The fiction written during and after the partition depicts the humane side of the partition. The works of Kartar Singh Duggal, Manto and Khuswant develop characters that rise above their religious and ethnic identity and serve the cause of humanity. The book under review Humanity Amidst Insanity, edited by Tridivesh Singh Maini, Tahir Malik and Ali Farooq Malik is also an attempt to bring humane and positive episodes of the 1947 partition holocaust to the fore. The book is a compilation of interviews of the survivors of Indo-Pak partition.
In the introduction of the book the editors make it very clear that the purpose behind such a work is not to forget the trauma and atrocities of the partition but the idea is to look at the positives in order to bridge the gap between the two countries. There is no organised database of the survivors who had positive experiences so the editors had to rely on their personal efforts that certainly paid of.
On the Indian side individuals who are settled in Ludhiana, Delhi, Chandigarh, Amritsar and Kurukshetra were interviewed. They had migrated from Sargodha, Rawalpindi, Lahore, Gujranwala, Kahuta, Sialkot and Bahawalpur. Individuals like Brigadier SS Chowdhary have tales of selflessness and compassion to tell. SS Chowdhary was deputed to as Additional SP at Rohtak at the time of the partition. He was responsible for the safe evacuation of the Muslim refugees in the district. He said that he was approached by various Hindus asking him to allow them to loot the caravans of the Muslims. About his determination to rescue the Muslims he said that it was his duty to give the refugees a safe passage. He even fired at those groups who tried to hurt the Muslim refugees.
Individuals from Lahore, Kasur and Faisalabad were interviewed on the Pakistani side. Shaukat Ali Awan, chief Meteorologist from Sargodha, was born a year after the partition he recollects the stories of her father who rescued the non-Muslims. His father Malik Ghazanfar Awan was a sub-inspector in the police department of the United Punjab Government in 1947. His father also got a chance to meet Sikh Leader Master Tara Singh after sixteen years of the partition. Out of sheer gratitude Tara Singh embraced Awan for what he did for the non-Muslims.
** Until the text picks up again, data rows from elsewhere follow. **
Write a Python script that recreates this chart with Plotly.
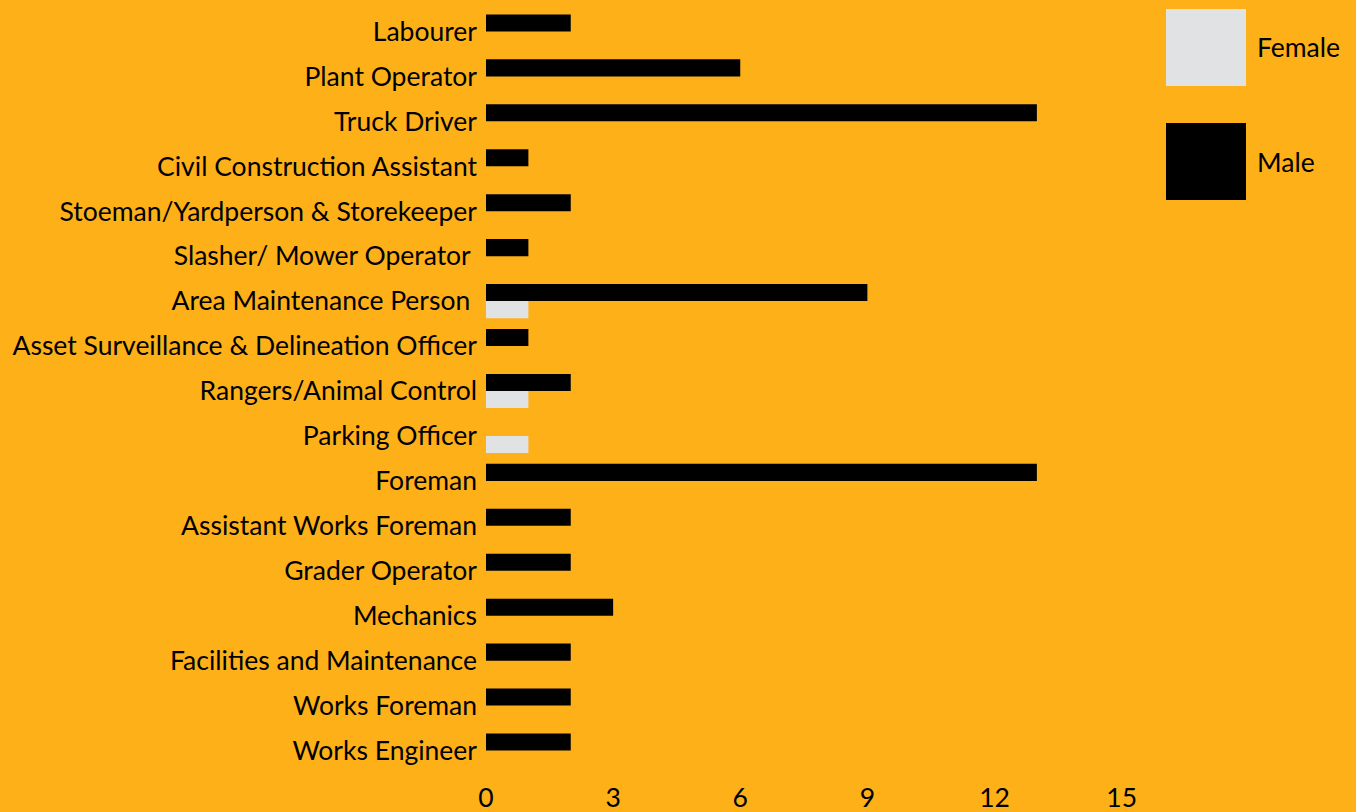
import plotly.graph_objects as go

categories = [
    "Labourer", "Plant Operator", "Truck Driver", "Civil Construction Assistant",
    "Stoeman/Yardperson & Storekeeper", "Slasher/ Mower Operator ",
    "Area Maintenance Person ", "Asset Surveillance & Delineation Officer",
    "Rangers/Animal Control", "Parking Officer", "Foreman",
    "Assistant Works Foreman", "Grader Operator", "Mechanics",
    "Facilities and Maintenance", "Works Foreman", "Works Engineer",
]
male = [2, 6, 13, 1, 2, 1, 9, 1, 2, 0, 13, 2, 2, 3, 2, 2, 2]
female = [0, 0, 0, 0, 0, 0, 1, 0, 1, 1, 0, 0, 0, 0, 0, 0, 0]
x_ticks = [0, 3, 6, 9, 12, 15]

BG = "#FDB018"
FEMALE_C = "#E1E2E4"
MALE_C = "#000000"
FONT = "Lato"
FS = 26.5

W, H = 1356, 812
ML, MR, MT, MB = 486, 192, 9, 39
PW, PH = W - ML - MR, H - MT - MB

fig = go.Figure()
fig.add_trace(go.Bar(y=categories, x=male, orientation="h", name="Male",
                     marker=dict(color=MALE_C, line=dict(width=0))))
fig.add_trace(go.Bar(y=categories, x=female, orientation="h", name="Female",
                     marker=dict(color=FEMALE_C, line=dict(width=0))))

fig.update_layout(
    width=W, height=H,
    paper_bgcolor=BG, plot_bgcolor=BG,
    barmode="group", bargap=0.24, bargroupgap=0,
    showlegend=False,
    margin=dict(l=ML, r=MR, t=MT, b=MB, pad=0, autoexpand=False),
    font=dict(family=FONT, size=FS, color="#000000"),
    xaxis=dict(range=[0, 16], tickvals=x_ticks, showgrid=False, zeroline=False,
               showline=False, ticks="", tickfont=dict(size=FS), ticklabelstandoff=6,
               automargin=False),
    yaxis=dict(autorange="reversed", showgrid=False, zeroline=False,
               showline=False, ticks="", ticklabelstandoff=8, tickfont=dict(size=FS),
               automargin=False),
)

# legend built as swatches + labels in paper coordinates
legend_items = [("Female", FEMALE_C), ("Male", MALE_C)]
for i, (name, col) in enumerate(legend_items):
    top = 9 + i * 114
    bot = 86 + i * 114
    fig.add_shape(type="rect", xref="paper", yref="paper",
                  x0=(1166 - ML) / PW, x1=(1246 - ML) / PW,
                  y0=(H - MB - bot) / PH, y1=(H - MB - top) / PH,
                  fillcolor=col, line=dict(width=0), layer="above")
    fig.add_annotation(xref="paper", yref="paper",
                       x=(1255 - ML) / PW, y=(H - MB - (top + bot) / 2) / PH,
                       text=name, showarrow=False, xanchor="left", yanchor="middle",
                       font=dict(family=FONT, size=FS, color="#000000"))

fig.write_html("out.html", config={"displayModeBar": False},
               post_script="document.body.style.margin='0';")
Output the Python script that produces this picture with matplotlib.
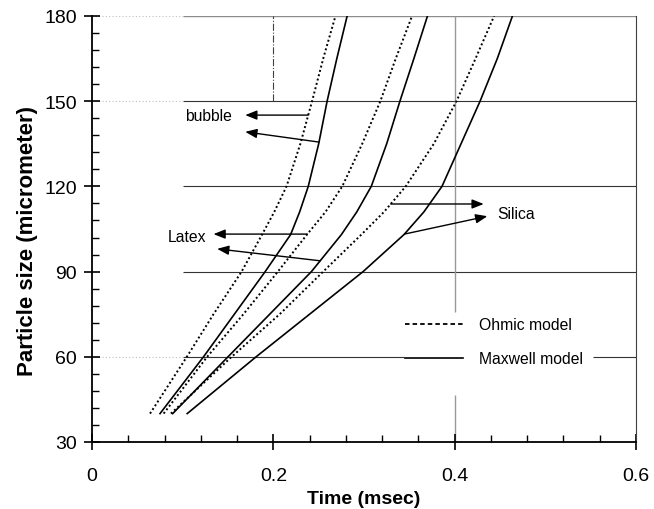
import numpy as np
import matplotlib.pyplot as plt
from matplotlib.lines import Line2D
from matplotlib.ticker import MultipleLocator

plt.rcParams["font.family"] = ["Liberation Sans", "DejaVu Sans"]

# particle size levels (micrometer) at which curve times were read
sizes = [40, 60, 75, 90, 103, 111, 120, 135, 150, 165, 180]

# time (msec) for each particle, Ohmic (dotted) and Maxwell (solid) model
bubble_ohmic = [0.064, 0.1046, 0.134, 0.165, 0.1875, 0.201, 0.2145, 0.2298, 0.2427, 0.255, 0.2685]
bubble_maxwell = [0.075, 0.123, 0.157, 0.191, 0.219, 0.229, 0.2385, 0.250, 0.2593, 0.270, 0.2814]
latex_ohmic = [0.079, 0.127, 0.167, 0.205, 0.237, 0.2575, 0.276, 0.298, 0.318, 0.335, 0.353]
latex_maxwell = [0.089, 0.150, 0.196, 0.242, 0.275, 0.292, 0.308, 0.325, 0.3396, 0.355, 0.370]
silica_ohmic = [0.087, 0.154, 0.207, 0.255, 0.297, 0.322, 0.346, 0.377, 0.402, 0.423, 0.4435]
silica_maxwell = [0.105, 0.181, 0.240, 0.299, 0.344, 0.366, 0.386, 0.407, 0.428, 0.447, 0.4637]

xticks = [0, 0.2, 0.4, 0.6]
xticklabels = ["0", "0.2", "0.4", "0.6"]
yticks = [30, 60, 90, 120, 150, 180]

fig = plt.figure(figsize=(6.54, 5.10), dpi=100)
ax = fig.add_axes([0.1407, 0.1314, 0.8318, 0.8353])

# grid-like reference lines (partly hidden in the original)
grid_kw = dict(color="0.2", lw=0.8, zorder=1)
faint_kw = dict(color="0.75", lw=0.8, linestyle=(0, (1, 2)), zorder=1)
ax.hlines([150, 120, 90], 0.1, 0.6, **grid_kw)
ax.hlines(60, 0.1, 0.3436, **grid_kw)
ax.hlines(60, 0.5525, 0.6, **grid_kw)
ax.hlines(180, 0.1, 0.6, color="0.55", lw=1.0, zorder=1)
ax.hlines([180, 150, 60], 0, 0.1, **faint_kw)
ax.vlines(0.2, 150, 180, color="0.25", lw=0.8, linestyle="-.", zorder=1)
ax.vlines(0.4, 75.8, 180, color="0.6", lw=1.0, zorder=1)
ax.vlines(0.4, 30, 46.5, color="0.6", lw=1.0, zorder=1)

dot = (0, (1, 1.3))
for ohm, maxw in [(bubble_ohmic, bubble_maxwell),
                  (latex_ohmic, latex_maxwell),
                  (silica_ohmic, silica_maxwell)]:
    ax.plot(ohm, sizes, color="black", lw=1.4, linestyle=dot, zorder=3)
    ax.plot(maxw, sizes, color="black", lw=1.2, zorder=3)

arrow = dict(arrowstyle="-|>,head_length=0.5,head_width=0.2", color="black",
             lw=1.0, mutation_scale=14, shrinkA=0, shrinkB=0)
txt_kw = dict(fontsize=11.3, va="center", ha="left")


def point_to(series, y, head):
    x = np.interp(y, sizes, series)
    ax.annotate("", xy=head, xytext=(x, y), arrowprops=arrow, zorder=4)


ax.text(0.1028, 144.8, "bubble", **txt_kw)
point_to(bubble_ohmic, 145.1, (0.169, 145.1))
point_to(bubble_maxwell, 135.6, (0.169, 139.2))

ax.text(0.084, 102.5, "Latex", **txt_kw)
point_to(latex_ohmic, 103.2, (0.134, 103.2))
point_to(latex_maxwell, 93.8, (0.138, 98.0))

ax.text(0.4475, 110.3, "Silica", **txt_kw)
point_to(silica_ohmic, 113.8, (0.432, 113.8))
point_to(silica_maxwell, 103.2, (0.436, 109.5))

handles = [Line2D([], [], color="black", lw=1.3, dashes=(2.5, 1.7)),
           Line2D([], [], color="black", lw=1.2)]
ax.legend(handles, ["Ohmic model", "Maxwell model"], loc="upper left",
          bbox_to_anchor=(0.5754, 0.293), frameon=False, fontsize=11.3,
          handlelength=3.7, handletextpad=1.0, labelspacing=1.2,
          borderpad=0, borderaxespad=0)

ax.set_xlim(0, 0.6)
ax.set_ylim(30, 180)
ax.set_xticks(xticks)
ax.set_xticklabels(xticklabels)
ax.set_yticks(yticks)
ax.xaxis.set_minor_locator(MultipleLocator(0.04))
ax.yaxis.set_minor_locator(MultipleLocator(6))
ax.tick_params(which="major", direction="inout", length=12, width=1.2,
               labelsize=14)
ax.tick_params(axis="x", which="major", pad=12)
ax.tick_params(axis="y", which="major", pad=5)
ax.tick_params(which="minor", direction="in", length=5, width=1.0)

ax.spines["top"].set_visible(False)
ax.spines["left"].set_linewidth(1.3)
ax.spines["bottom"].set_linewidth(1.3)
ax.spines["right"].set_color("0.25")

ax.set_xlabel("Time (msec)", fontsize=14, fontweight="bold")
ax.set_ylabel("Particle size (micrometer)", fontsize=16, fontweight="bold")
ax.xaxis.set_label_coords(0.5, -0.112)
ax.yaxis.set_label_coords(-0.1, 0.474)

fig.savefig("out.png", dpi=100)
Other interviews including Taj Bibi, Fameeda Bano, Chutal Khan, Rana Ameer Khan, Ahmed Salim, Professor Rafique Muhammad, Umer Farooq Malik, Khursheed Bibi, Mirza Nasir-ud-Din and Dr Asif Nisar are worth reading. Their recollections are vivid with a blend of nostalgia and anxiety.
Louis W Goodman Dean, school of International Service American University has commented on the book by saying that “Awareness of “positive episodes,” as described in this book, can inspire positive acts by others under stress and can help leaders bring out the best in themselves and those that depend on them for guidance”. Works such as this can certainly change the mindset of the people and changing mindsets is akin to changing the world.
Humanity Amid Insanity is a book of its kind. It is a commendable effort by Tariq Malik, Tridivesh Singh Maini and Ali Farooq Malik to give hope to the people of India and Pakistan that we can coexist. It is not only the sufferings of the partition that the editors has tried to evade but also the enmity that still lingers on between the two countries.
The road to progress, prosperity and above all peace for both India and Pakistan is the spirit of compassion and tolerance. India and Pakistan has fought three wars since partition that led only to destruction, chaos and hatred. Its never late to mend.